## STATED PROBLEM
Leave out the pictures, and retype only the lines from the beginning of the material through the line that contains "const data = swing.map((s, i)", including both.

## SUPPLIED MATERIAL
※ ※ ※
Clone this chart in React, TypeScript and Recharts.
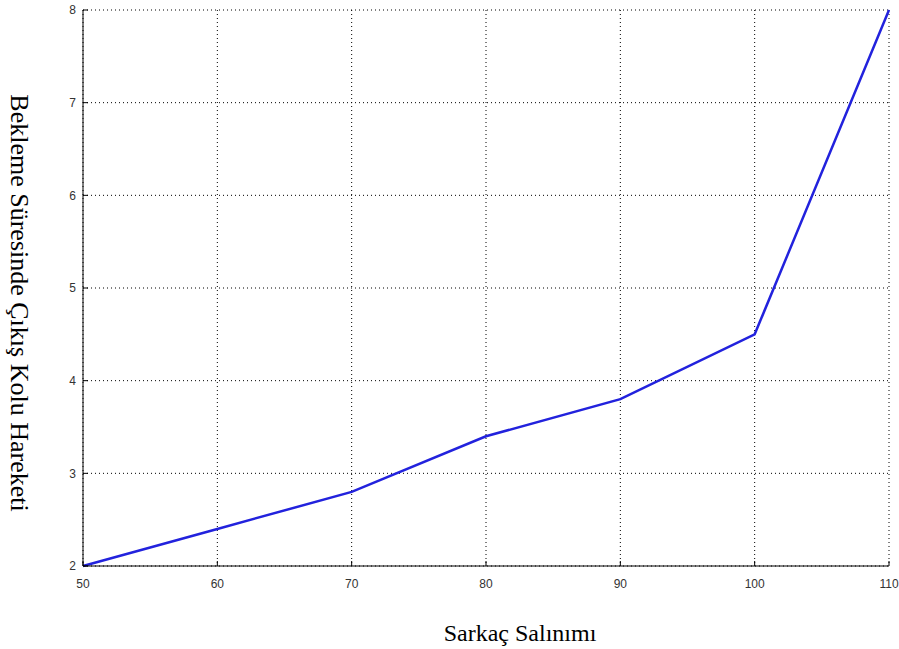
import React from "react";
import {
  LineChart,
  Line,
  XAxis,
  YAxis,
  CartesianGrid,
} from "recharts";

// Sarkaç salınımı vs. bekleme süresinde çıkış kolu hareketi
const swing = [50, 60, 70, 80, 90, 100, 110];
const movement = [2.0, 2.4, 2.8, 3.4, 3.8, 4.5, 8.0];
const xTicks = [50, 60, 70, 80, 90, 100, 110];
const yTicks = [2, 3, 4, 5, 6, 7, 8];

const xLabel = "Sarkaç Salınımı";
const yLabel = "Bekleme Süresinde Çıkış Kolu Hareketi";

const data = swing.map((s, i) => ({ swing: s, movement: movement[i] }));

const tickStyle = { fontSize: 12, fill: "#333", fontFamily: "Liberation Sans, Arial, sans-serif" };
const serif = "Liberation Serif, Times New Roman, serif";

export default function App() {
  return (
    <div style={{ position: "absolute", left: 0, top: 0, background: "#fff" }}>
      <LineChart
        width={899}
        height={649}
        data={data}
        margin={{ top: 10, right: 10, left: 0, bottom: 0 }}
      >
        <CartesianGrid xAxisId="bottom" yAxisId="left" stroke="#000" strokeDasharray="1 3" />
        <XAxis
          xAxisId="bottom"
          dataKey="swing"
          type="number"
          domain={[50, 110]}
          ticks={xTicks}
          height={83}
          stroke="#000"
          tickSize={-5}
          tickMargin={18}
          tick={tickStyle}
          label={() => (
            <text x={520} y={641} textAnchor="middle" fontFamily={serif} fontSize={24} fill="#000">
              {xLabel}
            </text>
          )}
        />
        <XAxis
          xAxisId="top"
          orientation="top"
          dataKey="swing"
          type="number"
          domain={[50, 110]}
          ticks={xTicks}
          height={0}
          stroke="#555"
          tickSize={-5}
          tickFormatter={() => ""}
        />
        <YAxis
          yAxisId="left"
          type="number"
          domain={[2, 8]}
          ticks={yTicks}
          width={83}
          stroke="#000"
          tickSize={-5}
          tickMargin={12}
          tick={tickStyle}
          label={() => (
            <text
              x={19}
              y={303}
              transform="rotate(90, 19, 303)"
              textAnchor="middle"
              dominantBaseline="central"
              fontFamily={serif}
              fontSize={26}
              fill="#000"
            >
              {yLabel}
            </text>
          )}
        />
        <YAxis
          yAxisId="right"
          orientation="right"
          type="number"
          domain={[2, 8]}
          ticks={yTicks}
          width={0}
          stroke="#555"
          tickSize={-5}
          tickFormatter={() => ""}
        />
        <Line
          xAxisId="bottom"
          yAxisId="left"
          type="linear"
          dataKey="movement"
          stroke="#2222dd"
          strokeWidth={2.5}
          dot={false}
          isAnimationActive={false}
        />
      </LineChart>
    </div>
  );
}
※ ※ ※
## RESULT OF THE EXERCISE
Clone this chart in React, TypeScript and Recharts.
import React from "react";
import {
  LineChart,
  Line,
  XAxis,
  YAxis,
  CartesianGrid,
} from "recharts";

// Sarkaç salınımı vs. bekleme süresinde çıkış kolu hareketi
const swing = [50, 60, 70, 80, 90, 100, 110];
const movement = [2.0, 2.4, 2.8, 3.4, 3.8, 4.5, 8.0];
const xTicks = [50, 60, 70, 80, 90, 100, 110];
const yTicks = [2, 3, 4, 5, 6, 7, 8];

const xLabel = "Sarkaç Salınımı";
const yLabel = "Bekleme Süresinde Çıkış Kolu Hareketi";

const data = swing.map((s, i) => ({ swing: s, movement: movement[i] }));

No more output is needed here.